Scan the listing below. Report each line that includes "with".

:::

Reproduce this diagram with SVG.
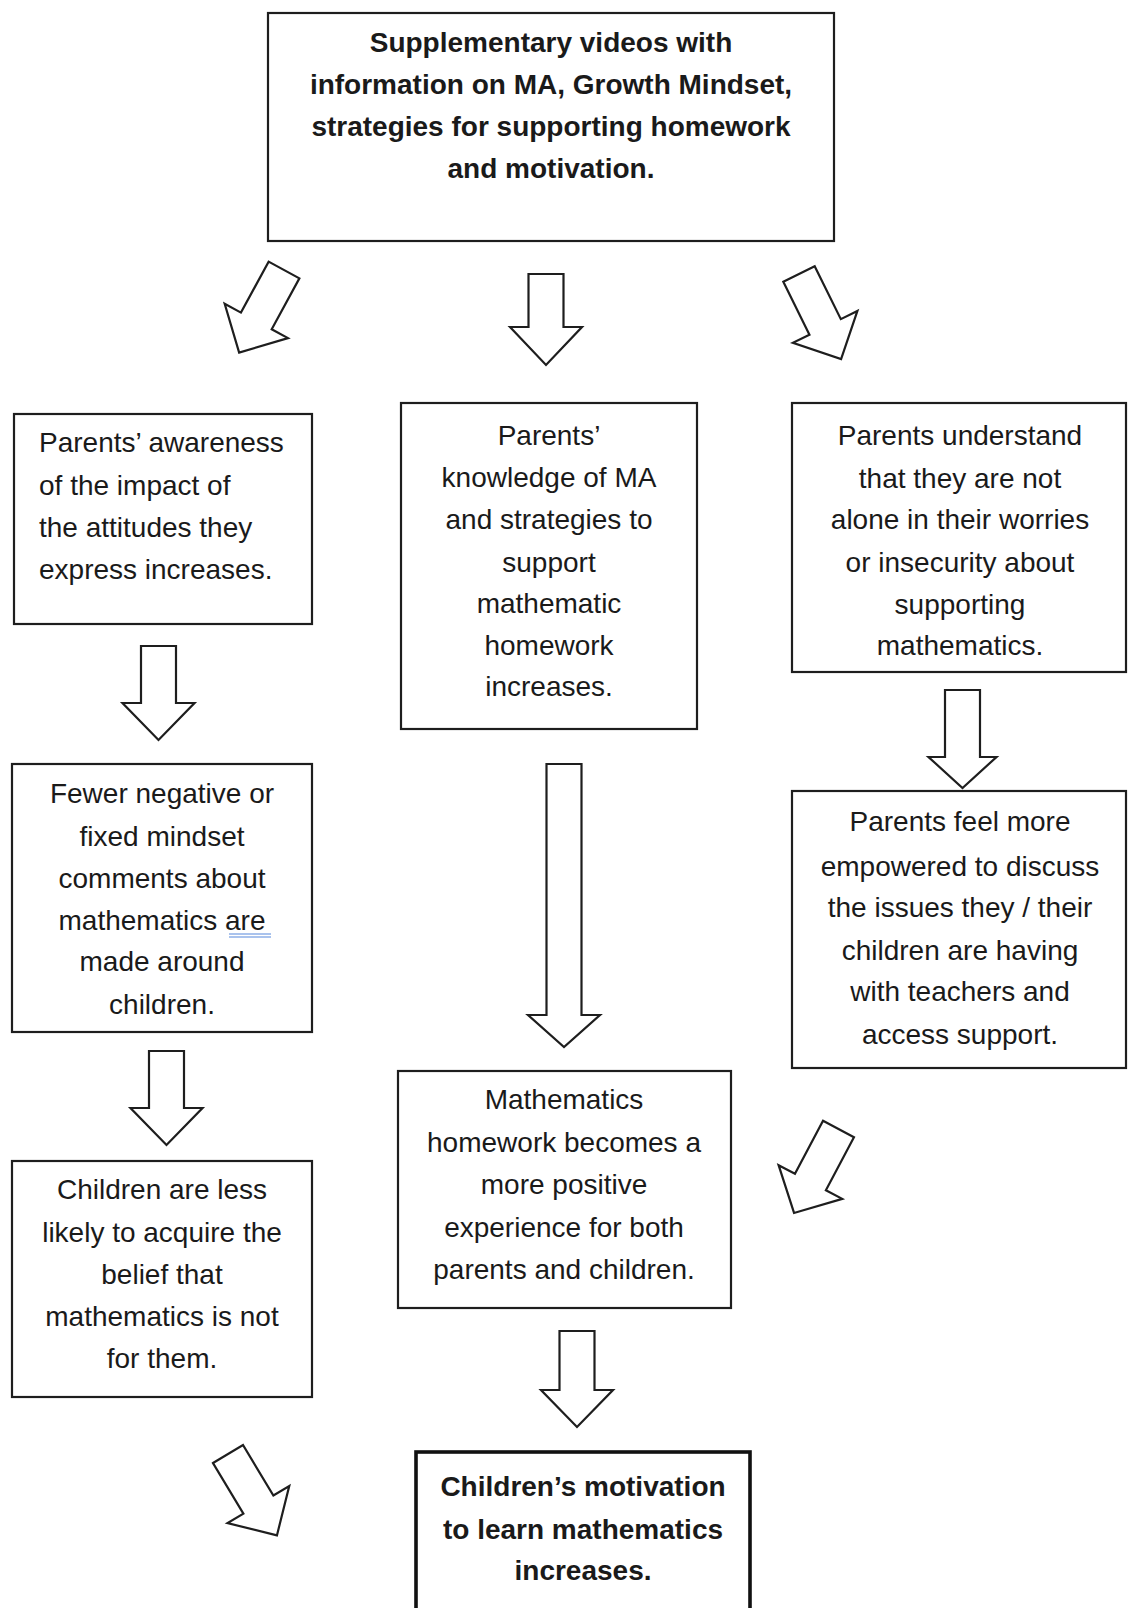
<svg xmlns="http://www.w3.org/2000/svg" width="1128" height="1608" viewBox="0 0 1128 1608">
  <style>
    .box { fill: #ffffff; stroke: #1e1e1e; stroke-width: 2.2; }
    .box-strong { fill: #ffffff; stroke: #111111; stroke-width: 3.6; }
    .arrow { fill: #ffffff; stroke: #1e1e1e; stroke-width: 2.2; stroke-linejoin: miter; }
    text { font-family: "Liberation Sans", Arial, sans-serif; font-size: 28px; fill: #1a1a1a; }
    .c { text-anchor: middle; }
    .b { font-weight: bold; font-size: 28px; }
  </style>

  <rect width="1128" height="1608" fill="#ffffff"/>

  <!-- block arrows between the boxes -->
  <g id="connectors">
    <!-- top row: three arrows leaving the videos box -->
    <polygon class="arrow" transform="translate(284,270) rotate(28.5)" points="-17.5,0 17.5,0 17.5,58 36,58 0,94 -36,58 -17.5,58"/>
    <polygon class="arrow" transform="translate(546,274)" points="-17.5,0 17.5,0 17.5,53 36,53 0,91 -36,53 -17.5,53"/>
    <polygon class="arrow" transform="translate(799,274) rotate(-26.3)" points="-17.5,0 17.5,0 17.5,59 36,59 0,95 -36,59 -17.5,59"/>
    <!-- left column -->
    <polygon class="arrow" transform="translate(158.5,646)" points="-17.5,0 17.5,0 17.5,57 36,57 0,94 -36,57 -17.5,57"/>
    <polygon class="arrow" transform="translate(166.5,1051)" points="-17.5,0 17.5,0 17.5,57 36,57 0,94 -36,57 -17.5,57"/>
    <polygon class="arrow" transform="translate(228,1454) rotate(-31)" points="-17.5,0 17.5,0 17.5,59 36,59 0,95 -36,59 -17.5,59"/>
    <!-- middle column -->
    <polygon class="arrow" transform="translate(564,764)" points="-17.5,0 17.5,0 17.5,251 36,251 0,283 -36,251 -17.5,251"/>
    <polygon class="arrow" transform="translate(577,1331)" points="-17.5,0 17.5,0 17.5,59 36,59 0,96 -36,59 -17.5,59"/>
    <!-- right column -->
    <polygon class="arrow" transform="translate(962.5,690)" points="-17.5,0 17.5,0 17.5,67 34,67 0,98 -34,67 -17.5,67"/>
    <polygon class="arrow" transform="translate(838.5,1129) rotate(27.9)" points="-17.5,0 17.5,0 17.5,60 36,60 0,95 -36,60 -17.5,60"/>
  </g>

  <g id="videos">
    <rect class="box" x="268" y="13" width="566" height="228"/>
    <text class="c b" x="551" y="52">Supplementary videos with</text>
    <text class="c b" x="551" y="94">information on MA, Growth Mindset,</text>
    <text class="c b" x="551" y="136">strategies for supporting homework</text>
    <text class="c b" x="551" y="178">and motivation.</text>
  </g>

  <g id="awareness">
    <rect class="box" x="14" y="414" width="298" height="210"/>
    <text x="39" y="452">Parents’ awareness</text>
    <text x="39" y="495">of the impact of</text>
    <text x="39" y="537">the attitudes they</text>
    <text x="39" y="579">express increases.</text>
  </g>

  <g id="knowledge">
    <rect class="box" x="401" y="403" width="296" height="326"/>
    <text class="c" x="549" y="445">Parents’</text>
    <text class="c" x="549" y="487">knowledge of MA</text>
    <text class="c" x="549" y="529">and strategies to</text>
    <text class="c" x="549" y="572">support</text>
    <text class="c" x="549" y="613">mathematic</text>
    <text class="c" x="549" y="655">homework</text>
    <text class="c" x="549" y="696">increases.</text>
  </g>

  <g id="not-alone">
    <rect class="box" x="792" y="403" width="334" height="269"/>
    <text class="c" x="960" y="445">Parents understand</text>
    <text class="c" x="960" y="488">that they are not</text>
    <text class="c" x="960" y="529">alone in their worries</text>
    <text class="c" x="960" y="572">or insecurity about</text>
    <text class="c" x="960" y="614">supporting</text>
    <text class="c" x="960" y="655">mathematics.</text>
  </g>

  <g id="fewer-comments">
    <rect class="box" x="12" y="764" width="300" height="268"/>
    <text class="c" x="162" y="803">Fewer negative or</text>
    <text class="c" x="162" y="846">fixed mindset</text>
    <text class="c" x="162" y="888">comments about</text>
    <text class="c" x="162" y="930">mathematics are</text>
    <text class="c" x="162" y="971">made around</text>
    <text class="c" x="162" y="1014">children.</text>
    <!-- grammar-check underline under "are" -->
    <path d="M229,934 H271 M229,937 H271" stroke="#8fb0e8" stroke-width="1.6" fill="none"/>
  </g>

  <g id="empowered">
    <rect class="box" x="792" y="791" width="334" height="277"/>
    <text class="c" x="960" y="831">Parents feel more</text>
    <text class="c" x="960" y="876">empowered to discuss</text>
    <text class="c" x="960" y="917">the issues they / their</text>
    <text class="c" x="960" y="960">children are having</text>
    <text class="c" x="960" y="1001">with teachers and</text>
    <text class="c" x="960" y="1044">access support.</text>
  </g>

  <g id="positive-homework">
    <rect class="box" x="398" y="1071" width="333" height="237"/>
    <text class="c" x="564" y="1109">Mathematics</text>
    <text class="c" x="564" y="1152">homework becomes a</text>
    <text class="c" x="564" y="1194">more positive</text>
    <text class="c" x="564" y="1237">experience for both</text>
    <text class="c" x="564" y="1279">parents and children.</text>
  </g>

  <g id="belief">
    <rect class="box" x="12" y="1161" width="300" height="236"/>
    <text class="c" x="162" y="1199">Children are less</text>
    <text class="c" x="162" y="1242">likely to acquire the</text>
    <text class="c" x="162" y="1284">belief that</text>
    <text class="c" x="162" y="1326">mathematics is not</text>
    <text class="c" x="162" y="1368">for them.</text>
  </g>

  <g id="motivation">
    <rect class="box-strong" x="416" y="1452" width="334" height="170"/>
    <text class="c b" x="583" y="1496">Children’s  motivation</text>
    <text class="c b" x="583" y="1539">to learn mathematics</text>
    <text class="c b" x="583" y="1580">increases.</text>
  </g>
</svg>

:::

• Exercise answer
Reproduce this diagram with SVG.
    <text class="c b" x="551" y="52">Supplementary videos with</text>
    <text class="c" x="960" y="1001">with teachers and</text>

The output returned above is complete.